There are a number of legislative proposals making their way through the House, including: H.R. 5054, the Small Company Disclosure Simplification Act of 2018, which provides EGCs and smaller reporting companies an exemption from xBRL requirements (referred to in our prior blog post), H.R. 6035, the Streamlining Communications for Investors Act, which is a measure that would direct the Securities and Exchange Commission to amend Rule 163 under the Securities Act in order to allow underwriters and dealers acting by or on behalf of a WKSI to engage in certain communications, and a measure that would direct the Commission to increase and align the smaller reporting company definition and the non-accelerated filer financial thresholds, and a measure requiring the Commission to conduct a study with respect to research coverage of small issuers before their initial public offerings.

All of these bills emanated from the recommendations contained in the report prepared by SIFMA and other trade associations titled “Expanding the On-Ramp: Recommendations to Help More Companies Go and Stay Public,” which we blogged about previously.

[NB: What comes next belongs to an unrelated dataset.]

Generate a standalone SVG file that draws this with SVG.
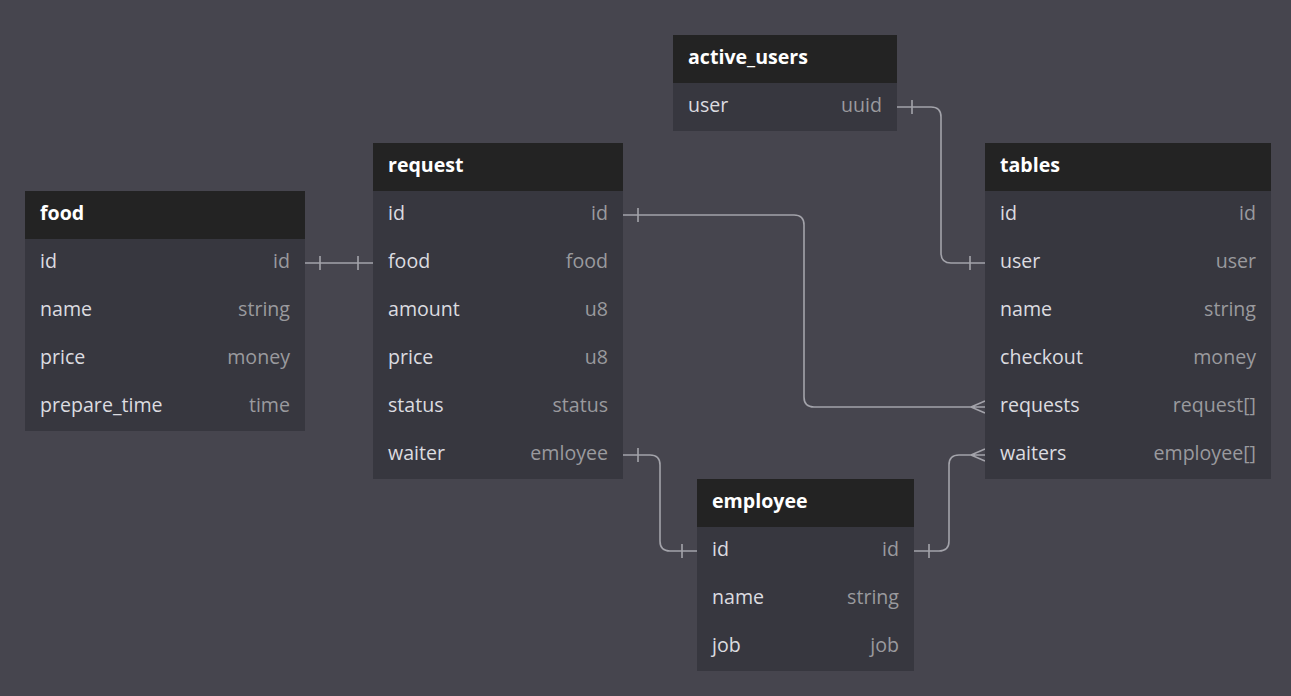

The Financial Services Committee has passed H.R. 6035 with some bipartisan consensus.  This measure is similar in scope to the amendments to Rule 163 of the Securities Act that the Commission had proposed a few years ago and never adopted.  Given the fact that most follow-on offerings are conducted on a wall-crossed basis these days, it would make sense to allow underwriters acting on a WKSI’s behalf to approach investors even prior to the WKSI filing an automatic shelf registration statement.

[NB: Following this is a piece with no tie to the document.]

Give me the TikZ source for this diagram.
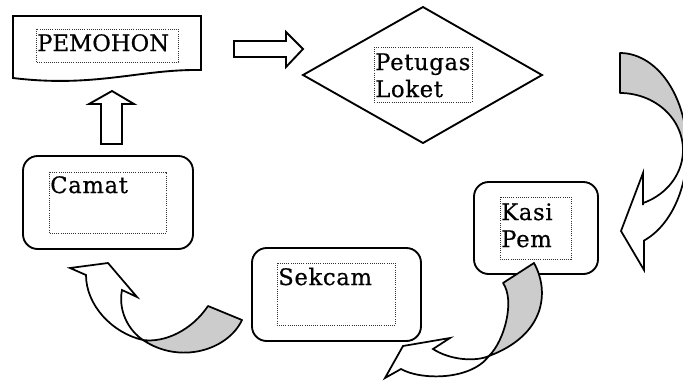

In a recent paper, authors Onur Bayar, Thomas J. Chemmaur and Paolo Fulghieri consider whether allowing insiders with nonpublic information to disclose such information prior to selling their securities.  The paper discusses the communications prohibitions applicable prior to, and in close proximity to, securities offerings, as well as some communications safe harbors.  The authors set out a model for disclosures at different points in time prior to a securities offering.  The paper concludes that even in the absence of an agency, like the Securities and Exchange Commission, that regulates disclosures, there are incentives for companies to self-regulate resulting in conservative disclosures.  The authors further conclude that whether allowing disclosures prior to an equity offering is desirable depends on the proportion of Institutional investors who are able to verify the information (compared to retail investors that would not be able to test or verify disclosures).  Finally, the authors also consider the nexus to the rules for bringing private securities lawsuits.  Setting aside the authors’ thesis, it would seem prudent in light of the significant advances in technology since 2005 when securities offering reform last revamped the communications rules to revisit the safe harbors available to issuers.